▸ Request: Select the lines that hold the word "What" and copy each one.

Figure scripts
++++++++++++++++++++

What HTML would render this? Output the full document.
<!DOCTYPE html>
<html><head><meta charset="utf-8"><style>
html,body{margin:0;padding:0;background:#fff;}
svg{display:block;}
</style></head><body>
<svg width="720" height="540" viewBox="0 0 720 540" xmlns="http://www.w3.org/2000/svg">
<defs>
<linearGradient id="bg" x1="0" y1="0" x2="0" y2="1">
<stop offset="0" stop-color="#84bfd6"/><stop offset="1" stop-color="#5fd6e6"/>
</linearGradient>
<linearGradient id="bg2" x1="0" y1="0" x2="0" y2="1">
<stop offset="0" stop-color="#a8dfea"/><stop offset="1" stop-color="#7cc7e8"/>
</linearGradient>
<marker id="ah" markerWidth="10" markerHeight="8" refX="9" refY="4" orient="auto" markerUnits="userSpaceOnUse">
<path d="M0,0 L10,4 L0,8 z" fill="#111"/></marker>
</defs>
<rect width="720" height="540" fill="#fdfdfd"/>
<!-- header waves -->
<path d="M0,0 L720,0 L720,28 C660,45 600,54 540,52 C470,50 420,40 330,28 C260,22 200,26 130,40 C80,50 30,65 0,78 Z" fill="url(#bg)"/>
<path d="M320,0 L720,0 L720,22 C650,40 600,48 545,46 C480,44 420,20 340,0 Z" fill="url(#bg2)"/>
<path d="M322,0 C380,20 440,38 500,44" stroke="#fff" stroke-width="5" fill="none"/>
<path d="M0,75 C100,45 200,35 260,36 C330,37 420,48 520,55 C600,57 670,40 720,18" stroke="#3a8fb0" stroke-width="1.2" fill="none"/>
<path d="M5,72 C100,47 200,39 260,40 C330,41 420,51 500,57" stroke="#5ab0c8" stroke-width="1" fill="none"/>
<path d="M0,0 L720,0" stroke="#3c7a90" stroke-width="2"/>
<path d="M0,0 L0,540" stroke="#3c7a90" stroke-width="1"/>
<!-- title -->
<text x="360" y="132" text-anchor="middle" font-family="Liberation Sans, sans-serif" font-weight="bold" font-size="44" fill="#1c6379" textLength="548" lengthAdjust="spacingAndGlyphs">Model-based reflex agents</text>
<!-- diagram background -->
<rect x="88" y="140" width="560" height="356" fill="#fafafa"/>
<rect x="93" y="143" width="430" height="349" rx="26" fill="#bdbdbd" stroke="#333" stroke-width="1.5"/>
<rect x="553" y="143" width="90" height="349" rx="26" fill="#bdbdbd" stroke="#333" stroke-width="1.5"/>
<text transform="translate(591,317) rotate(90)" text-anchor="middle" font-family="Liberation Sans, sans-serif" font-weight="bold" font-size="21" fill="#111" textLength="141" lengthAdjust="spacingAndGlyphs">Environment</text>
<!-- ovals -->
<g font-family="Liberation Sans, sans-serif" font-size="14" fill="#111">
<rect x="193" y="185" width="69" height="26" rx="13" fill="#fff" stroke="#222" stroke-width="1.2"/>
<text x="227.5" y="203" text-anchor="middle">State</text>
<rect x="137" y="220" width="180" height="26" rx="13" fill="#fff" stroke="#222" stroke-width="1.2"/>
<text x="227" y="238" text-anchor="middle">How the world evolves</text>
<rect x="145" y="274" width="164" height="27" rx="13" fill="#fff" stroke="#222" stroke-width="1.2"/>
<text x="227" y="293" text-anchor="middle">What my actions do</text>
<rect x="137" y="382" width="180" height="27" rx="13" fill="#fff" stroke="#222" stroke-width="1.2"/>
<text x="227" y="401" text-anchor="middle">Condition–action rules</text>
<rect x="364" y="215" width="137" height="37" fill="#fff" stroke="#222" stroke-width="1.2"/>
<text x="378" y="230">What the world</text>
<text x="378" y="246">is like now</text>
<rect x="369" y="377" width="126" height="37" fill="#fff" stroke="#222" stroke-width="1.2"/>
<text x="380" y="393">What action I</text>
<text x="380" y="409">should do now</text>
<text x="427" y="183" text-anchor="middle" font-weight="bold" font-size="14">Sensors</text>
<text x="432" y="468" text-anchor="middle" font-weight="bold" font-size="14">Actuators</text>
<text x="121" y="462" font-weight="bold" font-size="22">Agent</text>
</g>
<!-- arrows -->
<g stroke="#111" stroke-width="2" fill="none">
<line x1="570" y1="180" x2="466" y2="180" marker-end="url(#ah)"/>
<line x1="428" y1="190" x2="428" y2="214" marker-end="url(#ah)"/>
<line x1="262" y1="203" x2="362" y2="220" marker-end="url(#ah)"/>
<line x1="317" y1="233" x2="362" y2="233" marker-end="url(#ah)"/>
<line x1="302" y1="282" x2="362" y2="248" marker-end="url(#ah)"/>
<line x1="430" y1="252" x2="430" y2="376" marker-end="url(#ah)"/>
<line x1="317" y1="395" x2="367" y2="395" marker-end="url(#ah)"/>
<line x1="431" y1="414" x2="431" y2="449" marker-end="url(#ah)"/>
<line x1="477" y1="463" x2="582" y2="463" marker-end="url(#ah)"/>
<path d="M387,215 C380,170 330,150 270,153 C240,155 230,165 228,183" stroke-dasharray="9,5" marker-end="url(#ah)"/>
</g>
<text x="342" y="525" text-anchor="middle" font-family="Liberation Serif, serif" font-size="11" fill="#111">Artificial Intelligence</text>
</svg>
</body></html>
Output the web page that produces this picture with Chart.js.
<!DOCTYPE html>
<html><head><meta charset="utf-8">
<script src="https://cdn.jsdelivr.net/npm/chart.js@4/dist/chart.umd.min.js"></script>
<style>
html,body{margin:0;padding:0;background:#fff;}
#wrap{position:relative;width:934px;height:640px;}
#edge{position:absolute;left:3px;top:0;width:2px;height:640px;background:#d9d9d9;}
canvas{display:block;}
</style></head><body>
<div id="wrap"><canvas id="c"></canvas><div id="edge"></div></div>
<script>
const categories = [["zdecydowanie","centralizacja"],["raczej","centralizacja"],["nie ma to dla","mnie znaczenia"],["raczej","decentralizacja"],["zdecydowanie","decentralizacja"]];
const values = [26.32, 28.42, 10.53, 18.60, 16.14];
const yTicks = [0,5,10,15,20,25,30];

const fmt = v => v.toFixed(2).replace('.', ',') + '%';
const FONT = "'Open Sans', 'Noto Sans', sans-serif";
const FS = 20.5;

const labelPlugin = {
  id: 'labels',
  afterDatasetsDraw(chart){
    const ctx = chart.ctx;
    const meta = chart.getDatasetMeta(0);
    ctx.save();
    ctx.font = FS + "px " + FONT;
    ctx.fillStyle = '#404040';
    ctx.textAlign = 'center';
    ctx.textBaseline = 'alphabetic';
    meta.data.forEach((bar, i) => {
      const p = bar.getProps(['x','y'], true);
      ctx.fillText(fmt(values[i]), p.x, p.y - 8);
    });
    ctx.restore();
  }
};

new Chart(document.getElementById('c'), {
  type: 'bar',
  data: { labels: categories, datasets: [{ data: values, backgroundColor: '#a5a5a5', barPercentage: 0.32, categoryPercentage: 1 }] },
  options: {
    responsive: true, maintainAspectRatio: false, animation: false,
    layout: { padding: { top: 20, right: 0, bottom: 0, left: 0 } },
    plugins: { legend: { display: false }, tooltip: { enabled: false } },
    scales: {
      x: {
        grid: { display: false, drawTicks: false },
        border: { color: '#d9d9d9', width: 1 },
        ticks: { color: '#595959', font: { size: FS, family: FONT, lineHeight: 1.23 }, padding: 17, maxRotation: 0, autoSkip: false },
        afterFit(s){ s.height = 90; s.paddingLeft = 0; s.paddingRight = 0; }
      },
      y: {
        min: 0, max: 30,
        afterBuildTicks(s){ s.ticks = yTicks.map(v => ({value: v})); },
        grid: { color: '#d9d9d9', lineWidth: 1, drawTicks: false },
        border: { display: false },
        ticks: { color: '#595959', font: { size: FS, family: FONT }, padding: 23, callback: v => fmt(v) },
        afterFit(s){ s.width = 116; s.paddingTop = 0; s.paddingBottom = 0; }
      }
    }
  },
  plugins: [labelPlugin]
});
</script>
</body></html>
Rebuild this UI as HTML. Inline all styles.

++++++++++++++++++++

▸ Result of the task:
What HTML would render this? Output the full document.
<text x="227" y="293" text-anchor="middle">What my actions do</text>
<text x="378" y="230">What the world</text>
<text x="380" y="393">What action I</text>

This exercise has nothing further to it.